Why we need to stop orphanage tourism
While many well-meaning travellers visit orphanages with intentions to help, they’re often unknowingly contributing to a business that values making a dollar over children’s welfare. Alissa Jenkins looks inside orphanage tourism and asks how we can really have a positive impact.
Visiting an orphanage in a developing country can be a wonderfully altruistic experience on the surface.
Meeting the children, understanding their background and donating money to help secure their future seems all well and good; but it’s not always the reality.
Donna Lawrence, responsible travel manager of World Expeditions says “a legitimate orphanage would not allow tourists and unqualified volunteers to access their children. They’d employ local qualified people to care for already vulnerable orphans.”
And rightly so. If bus-loads of complete strangers were moving through Australian childcare centres and freely interacting with children, the public would be quick to raise safety concerns.
Unfortunately though, that’s what orphanage tourism can look like in developing countries: adults with open, unchecked access to children in institutionalised care, risking emotional, physical and sexual abuse.
Even more disturbing is that exploitative entrepreneurs have noted the increased demand for travellers to meet with the children they hope to help, setting up environments that cater to this travel trend.
As Kate Moore, spokesperson of UNICEF Australia explains, 77 per cent of children in Cambodian orphanages have living parents who simply can’t afford to feed and educate their children.
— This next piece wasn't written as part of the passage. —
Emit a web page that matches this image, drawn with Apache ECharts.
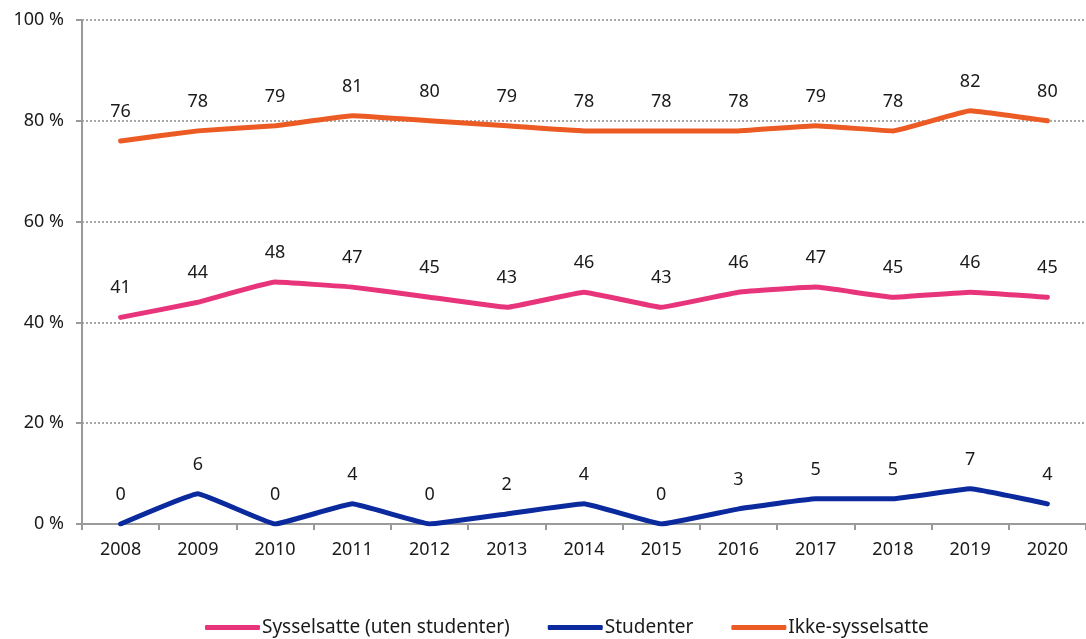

“Traffickers present themselves to parents as boarding school representatives, with the promise of better educational opportunities, improved living conditions and pathways to honest employment. The truth is children can be forced into sex work, domestic or other labour, and even trafficked out of their home country.”
In fact, research by UNICEF Cambodia indicates that while orphan numbers in Cambodia are at the lowest they’ve been in decades, the number of orphanages have grown by 76 per cent in the past five years, predominantly in tourist areas.
Even well-intentioned orphanages often have to find creative ways to make money, from forcing children to perform for tourists, or in some cases deliberately neglecting them to attract financial donations.
So just how do you help the children in these situations?
There’s a right way and a wrong way to contribute, to ensure your donations benefit the right people.
The right way to engage with orphanages
1. As a tourist, do not visit orphanages.
Legitimate orphanages that value child welfare above tourist dollars will not allow travellers to access children. Only fully qualified professionals should be allowed access.
2. Do not donate directly to orphanages.
With no regulations, you can’t guarantee where your money is going and how it will be used.
3. Direct your support to trusted organisations that are working with families and communities, but do your homework.
For instance UNICEF Cambodia’s Australian-funded Keeping Families Together program aims to stop the unnecessary separation of children from their families.
4. Before working as a volunteer, research the organisation to ensure they have protective standards.
Ensure the company you choose is part of the ChildSafe network, which you can check at thinkchildsafe.org.
This network trains operators to detect child exploitation and abuse, and provides travellers with tips on how to be a ‘Child Safe’ volunteer, such as not offering to volunteer for a short period of time or without prior experience and training.
5. Spread the word about the dangers of orphanage tourism.
The more travellers who fully understand the situation, the less children will be exploited in the future.